TASK DIRECTIONS. Print exactly the lines from the first one down to the line that contains "import plotly.graph_objects as go", both included, and skip the pictures.

MATERIAL PROVIDED.

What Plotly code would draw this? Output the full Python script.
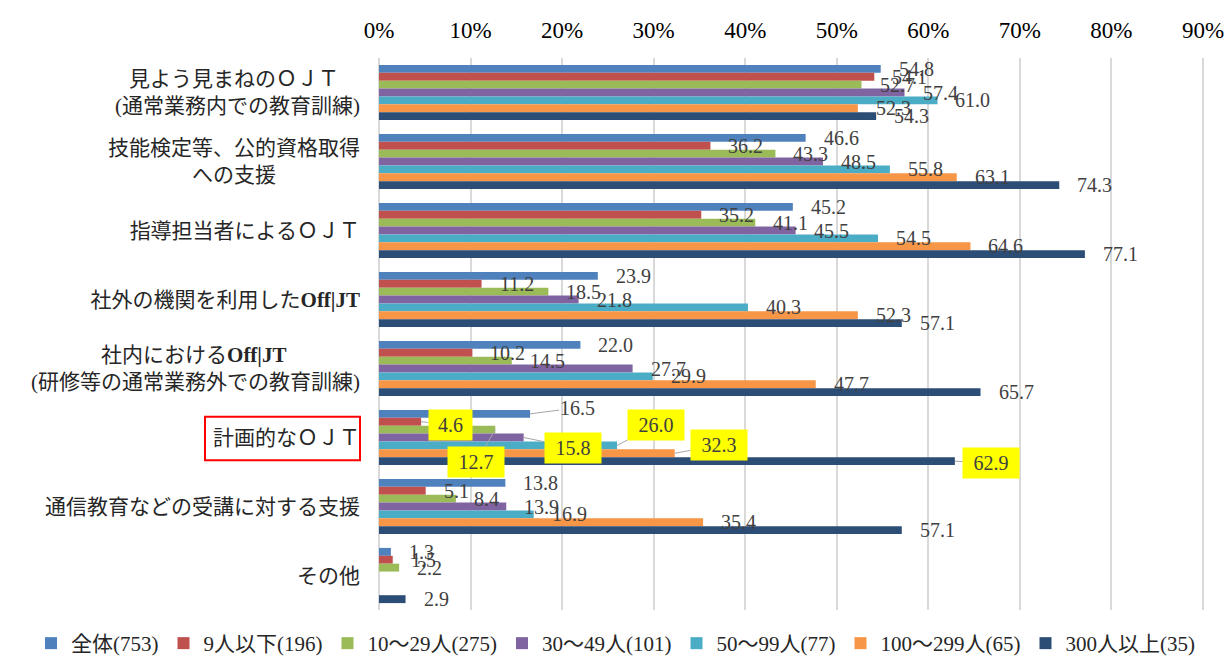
import plotly.graph_objects as go

# ---- data ----
categories = [
    "見よう見まねのＯＪＴ\u3000<br>(通常業務内での教育訓練)",
    "技能検定等、公的資格取得<br>への支援\u3000\u3000\u3000\u3000",
    "指導担当者によるＯＪＴ",
    "社外の機関を利用した<b>Off|JT</b>",
    "社内における<b>Off|JT</b>\u3000\u3000\u3000\u2002<br>(研修等の通常業務外での教育訓練)",
    "計画的なＯＪＴ",
    "通信教育などの受講に対する支援",
    "その他",
]
series_names = ["全体(753)", "9人以下(196)", "10〜29人(275)", "30〜49人(101)",
                "50〜99人(77)", "100〜299人(65)", "300人以上(35)"]
zentai   = [54.8, 46.6, 45.2, 23.9, 22.0, 16.5, 13.8, 1.3]
s_9      = [54.1, 36.2, 35.2, 11.2, 10.2, 4.6, 5.1, 1.5]
s_10_29  = [52.7, 43.3, 41.1, 18.5, 14.5, 12.7, 8.4, 2.2]
s_30_49  = [57.4, 48.5, 45.5, 21.8, 27.7, 15.8, 13.9, 0.0]
s_50_99  = [61.0, 55.8, 54.5, 40.3, 29.9, 26.0, 16.9, 0.0]
s_100_299= [52.3, 63.1, 64.6, 52.3, 47.7, 32.3, 35.4, 0.0]
s_300    = [54.3, 74.3, 77.1, 57.1, 65.7, 62.9, 57.1, 2.9]
series_values = [zentai, s_9, s_10_29, s_30_49, s_50_99, s_100_299, s_300]
colors = ["#4F81BD", "#C0504D", "#9BBB59", "#8064A2", "#4BACC6", "#F79646", "#2C4D75"]
x_ticks = list(range(0, 91, 10))

highlight_cat = 5   # 計画的なＯＪＴ
# label offsets (px) for highlighted group: (ax, ay, yellow)
hl_offsets = {0: (47, -6, False), 1: (29, 3, True), 2: (-19, 32, True), 3: (49, 10, True),
              4: (39, -20, True), 5: (44, -8, True), 6: (36, 2, True)}

FONT = "Liberation Serif, Noto Sans CJK JP"
BARGAP = 0.2
n = len(series_names)
L, R, T, B, W, H = 379, 0, 58, 54, 1227, 664
X90_PX = 1203                      # pixel position of the 90% gridline
PW = W - L - R
PH = H - T - B
x_max = 90 * PW / (X90_PX - L)     # axis runs a bit past 90% with no visible border

fig = go.Figure()
for name, vals, col in zip(series_names, series_values, colors):
    fig.add_trace(go.Bar(
        y=list(range(len(categories))), x=vals, name=name, orientation="h",
        marker=dict(color=col, line=dict(width=0)),
    ))

annotations = []
bw = (1 - BARGAP) / n
for i, vals in enumerate(series_values):
    for c, v in enumerate(vals):
        if v == 0:
            continue
        yc = c - (1 - BARGAP) / 2 + (i + 0.5) * bw
        txt = f"{v:.1f}"
        if c == highlight_cat:
            ax, ay, yellow = hl_offsets[i]
            annotations.append(dict(
                x=v, y=yc, xref="x", yref="y", text=txt, showarrow=True,
                ax=ax, ay=ay, arrowhead=0, arrowwidth=1, arrowcolor="#A6A6A6",
                standoff=0, startstandoff=0,
                font=dict(family=FONT, size=20, color="#404040"),
                bgcolor="#FFFF00" if yellow else None,
                borderpad=4 if yellow else 0,
                width=(13 * len(txt) - 4) if yellow else None,
            ))
        else:
            annotations.append(dict(
                x=v, y=yc, xref="x", yref="y", text=txt, showarrow=False,
                xanchor="left", yanchor="middle", xshift=16,
                font=dict(family=FONT, size=20, color="#404040"),
            ))

fig.update_layout(
    width=W, height=H,
    margin=dict(l=L, r=R, t=T, b=B),
    paper_bgcolor="white", plot_bgcolor="white",
    barmode="group", bargap=BARGAP, bargroupgap=0,
    font=dict(family=FONT, color="#404040"),
    xaxis=dict(side="top", range=[0, x_max], tickvals=x_ticks,
               ticktext=[f"{t}%" for t in x_ticks], automargin=False,
               showgrid=True, gridcolor="#D9D9D9", gridwidth=1.5,
               zeroline=True, zerolinecolor="#D9D9D9", zerolinewidth=1.5,
               showline=False, ticks="", ticklabelstandoff=14,
               tickfont=dict(family=FONT, size=23, color="#000000")),
    yaxis=dict(tickmode="array", tickvals=list(range(len(categories))), ticktext=categories,
               range=[len(categories) - 0.5, -0.5], showgrid=False, zeroline=False,
               ticks="", ticklabelstandoff=18, automargin=False,
               tickfont=dict(family=FONT, size=21, color="#262626")),
    legend=dict(orientation="h", xref="paper", yref="paper",
                x=(31 - L) / PW, xanchor="left", y=-B / PH, yanchor="bottom",
                traceorder="normal", itemwidth=30, tracegroupgap=0,
                font=dict(family=FONT, size=21, color="#262626")),
    annotations=annotations,
    shapes=[dict(type="rect", xref="paper", yref="y",
                 x0=(205 - L) / PW, x1=(360 - L) / PW,
                 y0=highlight_cat - 0.30, y1=highlight_cat + 0.33,
                 line=dict(color="#FF0000", width=2))],
)

fig.write_html("out.html", config={"displayModeBar": False},
               post_script="document.body.style.margin='0';")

EXERCISE ANSWER.
What Plotly code would draw this? Output the full Python script.
import plotly.graph_objects as go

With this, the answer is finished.